[Recorded data]
○ ○ ○ ○ ○

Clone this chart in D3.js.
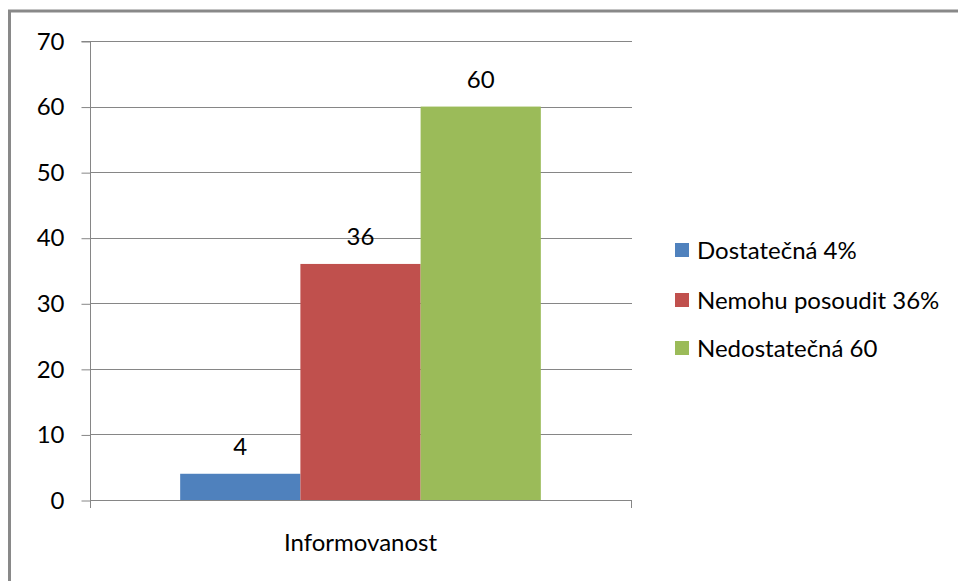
<!DOCTYPE html>
<html>
<head>
<meta charset="utf-8">
<script src="https://cdn.jsdelivr.net/npm/d3@7"></script>
<style>
  html, body { margin: 0; padding: 0; background: #fff; }
  svg { display: block; }
  text { font-family: Lato, "Open Sans", sans-serif; fill: #000; }
</style>
</head>
<body>
<svg id="chart" width="958" height="581"></svg>
<script>
// Chart data
const categories = ["Informovanost"];
const seriesNames = ["Dostatečná 4%", "Nemohu posoudit 36%", "Nedostatečná 60"];
const seriesValues = [4, 36, 60];
const seriesColors = ["#4F81BD", "#C0504D", "#9BBB59"];
const yTicks = [0, 10, 20, 30, 40, 50, 60, 70];

const svg = d3.select("#chart");
const W = 958, H = 581;

// Outer frame (runs past the right and bottom edges)
svg.append("rect")
  .attr("x", 9.5).attr("y", 11)
  .attr("width", W + 20).attr("height", H + 20)
  .attr("fill", "#fff")
  .attr("stroke", "#898989")
  .attr("stroke-width", 3);

const plot = { left: 90, right: 631, top: 41, bottom: 500 };

const y = d3.scaleLinear().domain([0, 70]).range([plot.bottom, plot.top]);
const x0 = d3.scaleBand().domain(categories)
  .range([plot.left, plot.right]).paddingInner(0).paddingOuter(0.25);
const x1 = d3.scaleBand().domain(seriesNames).range([0, x0.bandwidth()]);

const gridColor = "#868686";

// Horizontal gridlines
svg.append("g").selectAll("line")
  .data(yTicks.filter(t => t > 0))
  .join("line")
  .attr("x1", plot.left).attr("x2", plot.right + 1)
  .attr("y1", d => Math.round(y(d)) + 0.5)
  .attr("y2", d => Math.round(y(d)) + 0.5)
  .attr("stroke", gridColor).attr("stroke-width", 1);

// Bars
const group = svg.append("g");
categories.forEach(cat => {
  group.selectAll("rect.bar")
    .data(seriesValues.map((v, i) => ({ name: seriesNames[i], value: v, color: seriesColors[i] })))
    .join("rect")
    .attr("class", "bar")
    .attr("x", d => x0(cat) + x1(d.name))
    .attr("y", d => y(d.value))
    .attr("width", x1.bandwidth())
    .attr("height", d => y(0) - y(d.value))
    .attr("fill", d => d.color);

  // Value labels above bars
  group.selectAll("text.val")
    .data(seriesValues.map((v, i) => ({ name: seriesNames[i], value: v })))
    .join("text")
    .attr("class", "val")
    .attr("x", d => x0(cat) + x1(d.name) + x1.bandwidth() / 2)
    .attr("y", d => y(d.value) - 19)
    .attr("text-anchor", "middle")
    .attr("font-size", 24)
    .text(d => d.value);
});

// Y axis
const yAxis = d3.axisLeft(y).tickValues(yTicks).tickSize(9).tickPadding(17);
const ya = svg.append("g").attr("transform", `translate(${plot.left + 0.5},0.5)`).call(yAxis);
ya.select(".domain").attr("stroke", gridColor).attr("d", `M-9,${plot.top}H0V${plot.bottom}`);
ya.selectAll(".tick line").attr("stroke", gridColor);
ya.selectAll(".tick text").attr("font-size", 24).attr("fill", "#000")
  .style("font-family", "Lato, 'Open Sans', sans-serif");

// X axis baseline and end ticks
const xAxisG = svg.append("g");
xAxisG.append("line")
  .attr("x1", plot.left).attr("x2", plot.right + 1)
  .attr("y1", plot.bottom + 0.5).attr("y2", plot.bottom + 0.5)
  .attr("stroke", gridColor);
[plot.left, plot.right].forEach(px => {
  xAxisG.append("line")
    .attr("x1", px + 0.5).attr("x2", px + 0.5)
    .attr("y1", plot.bottom).attr("y2", plot.bottom + 8)
    .attr("stroke", gridColor);
});
xAxisG.selectAll("text.cat")
  .data(categories).join("text")
  .attr("class", "cat")
  .attr("x", d => x0(d) + x0.bandwidth() / 2)
  .attr("y", 551)
  .attr("text-anchor", "middle")
  .attr("font-size", 24)
  .text(d => d);

// Legend
const legend = svg.append("g");
const legendRows = [250, 300, 348];
seriesNames.forEach((name, i) => {
  legend.append("rect")
    .attr("x", 675).attr("y", legendRows[i] - 7)
    .attr("width", 14).attr("height", 14)
    .attr("fill", seriesColors[i]);
  legend.append("text")
    .attr("x", 697).attr("y", legendRows[i] + 8.5)
    .attr("font-size", 24)
    .text(name);
});
</script>
</body>
</html>
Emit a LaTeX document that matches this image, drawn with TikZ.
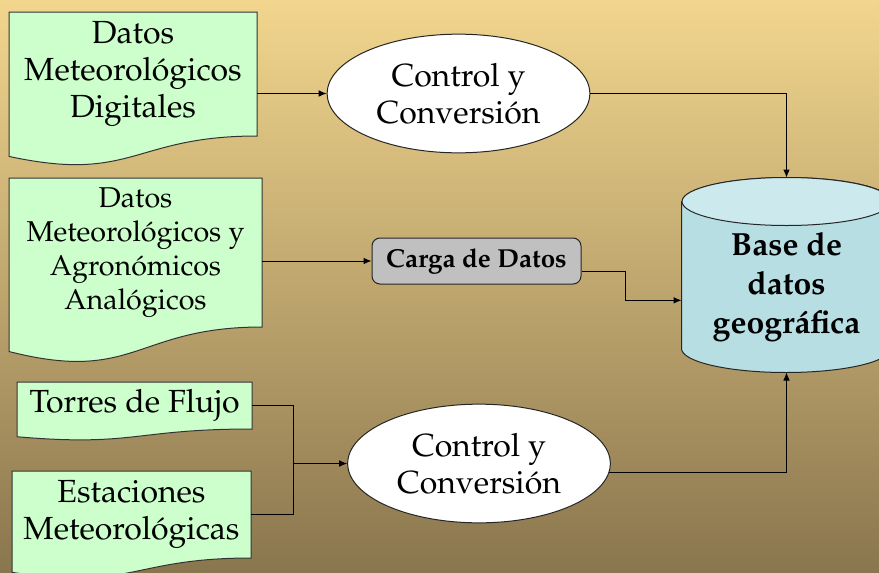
\documentclass[tikz,border=0pt]{standalone}
\usepackage[T1]{fontenc}
\usepackage{mathpazo}
\usetikzlibrary{arrows.meta,shapes.geometric,calc,backgrounds}

\definecolor{bgtop}{RGB}{242,214,142}
\definecolor{bgbot}{RGB}{138,118,78}
\definecolor{docgreen}{RGB}{204,255,204}
\definecolor{loadgray}{RGB}{192,192,192}
\definecolor{dbside}{RGB}{183,222,227}
\definecolor{dbtop}{RGB}{204,233,237}

% document outline with a wavy bottom, drawn round a named node
\newcommand{\docshape}[1]{%
  \draw[doc line] let \p1=(#1.north west), \p2=(#1.south east), \p3=(#1.south),
    \n1={\y1-\y2} in
    (\p1) -- (\x2,\y1) -- (\p2)
    .. controls (\p3) and (\x3,{\y3-0.381*\n1}) .. (\x1,{\y2-0.1645*\n1}) -- cycle;}

\begin{document}
\begin{tikzpicture}[x=0.75pt, y=-0.75pt, >={Latex[length=6pt,width=5pt]}, line width=0.75pt,
	doc node/.style={rectangle, inner sep=0pt, align=center, anchor=north west,
		font=\fontsize{24}{27.75}\selectfont},
	doc line/.style={draw=black!80, fill=docgreen, line width=0.75pt},
	proc node/.style={ellipse, draw=black!85, fill=white, inner sep=0pt, align=center,
		minimum width=197pt, minimum height=89pt, font=\fontsize{24}{27.75}\selectfont},
	load node/.style={rectangle, rounded corners=6pt, draw=black!85, fill=loadgray,
		minimum width=156.75pt, minimum height=34.5pt, inner sep=0pt,
		font=\bfseries\fontsize{19.5}{22}\selectfont},
	db node/.style={rectangle, inner sep=0pt, minimum width=156.75pt, minimum height=145.5pt},
	db line/.style={draw=black!85, line width=0.75pt},
	db text/.style={align=center, inner sep=0pt, font=\bfseries\fontsize{24}{29.25}\selectfont}]
	
	% Background
	\begin{scope}[on background layer]
		\shade[top color=bgtop, bottom color=bgbot] (0,0) rectangle (879,572);
	\end{scope}
	\useasboundingbox (0,0) rectangle (879,572);
	
	% Sources
	\node[doc node, minimum width=185.25pt, minimum height=92.25pt] (dig) at (9,12) {Datos\\Meteorol\'ogicos\\Digitales};
	\node[doc node, minimum width=189pt, minimum height=111pt, font=\fontsize{21.5}{25.5}\selectfont] (ana) at (9,178) {Datos\\Meteorol\'ogicos y\\Agron\'omicos\\Anal\'ogicos};
	\node[doc node, minimum width=175.5pt, minimum height=34.5pt] (tor) at (17,382) {Torres de Flujo};
	\node[doc node, minimum width=178.5pt, minimum height=64.5pt] (est) at (12,471) {Estaciones\\Meteorol\'ogicas};
	
	\begin{scope}[on background layer]
		\docshape{dig}
		\docshape{ana}
		\docshape{tor}
		\docshape{est}
	\end{scope}
	
	% Processes
	\node[proc node] (cc1) at (458.5,93.5) {Control y\\Conversi\'on};
	\node[load node] (carga) at (476.5,261) {Carga de Datos};
	\node[proc node] (cc2) at (479,463.5) {Control y\\Conversi\'on};
	
	% Database cylinder
	\node[db node] (db) at (786.5,275) {};
	\draw[db line, fill=dbside] ([yshift=-18pt]db.north west) -- ([yshift=18pt]db.south west)
		arc[start angle=180, end angle=360, x radius=78.375pt, y radius=18pt]
		-- ([yshift=-18pt]db.north east)
		arc[start angle=0, end angle=180, x radius=78.375pt, y radius=18pt] -- cycle;
	\draw[db line, fill=dbtop] ([yshift=-18pt]db.north) ellipse[x radius=78.375pt, y radius=18pt];
	\node[db text] (dbtxt) at ([yshift=-9pt]db.center) {Base de\\datos\\geogr\'afica};
	
	% Connectors
	\draw[->] (dig.east |- cc1.west) -- (cc1.west);
	\draw[->] (cc1.east) -| (db.north);
	\draw[->] (ana.east |- carga.west) -- (carga.west);
	\draw[->] ([yshift=-8pt]carga.east) -- ++(44,0) |- ([yshift=-19pt]db.west);
	\coordinate (join) at ([xshift=-40pt]cc2.west);
	\draw (tor.east) -| (join);
	\draw (est.east) -| (join);
	\draw[->] (join) -- (cc2.west);
	\draw[->] (cc2.-4) -| (db.south);
\end{tikzpicture}
\end{document}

○ ○ ○ ○ ○

→ **Exercise requirements**: Return, unchanged, the lines from the first line of the material through the line that holds "41, bottom: 500", inclusive, omitting pictures.

→ **Written solution**:
Clone this chart in D3.js.
<!DOCTYPE html>
<html>
<head>
<meta charset="utf-8">
<script src="https://cdn.jsdelivr.net/npm/d3@7"></script>
<style>
  html, body { margin: 0; padding: 0; background: #fff; }
  svg { display: block; }
  text { font-family: Lato, "Open Sans", sans-serif; fill: #000; }
</style>
</head>
<body>
<svg id="chart" width="958" height="581"></svg>
<script>
// Chart data
const categories = ["Informovanost"];
const seriesNames = ["Dostatečná 4%", "Nemohu posoudit 36%", "Nedostatečná 60"];
const seriesValues = [4, 36, 60];
const seriesColors = ["#4F81BD", "#C0504D", "#9BBB59"];
const yTicks = [0, 10, 20, 30, 40, 50, 60, 70];

const svg = d3.select("#chart");
const W = 958, H = 581;

// Outer frame (runs past the right and bottom edges)
svg.append("rect")
  .attr("x", 9.5).attr("y", 11)
  .attr("width", W + 20).attr("height", H + 20)
  .attr("fill", "#fff")
  .attr("stroke", "#898989")
  .attr("stroke-width", 3);

const plot = { left: 90, right: 631, top: 41, bottom: 500 };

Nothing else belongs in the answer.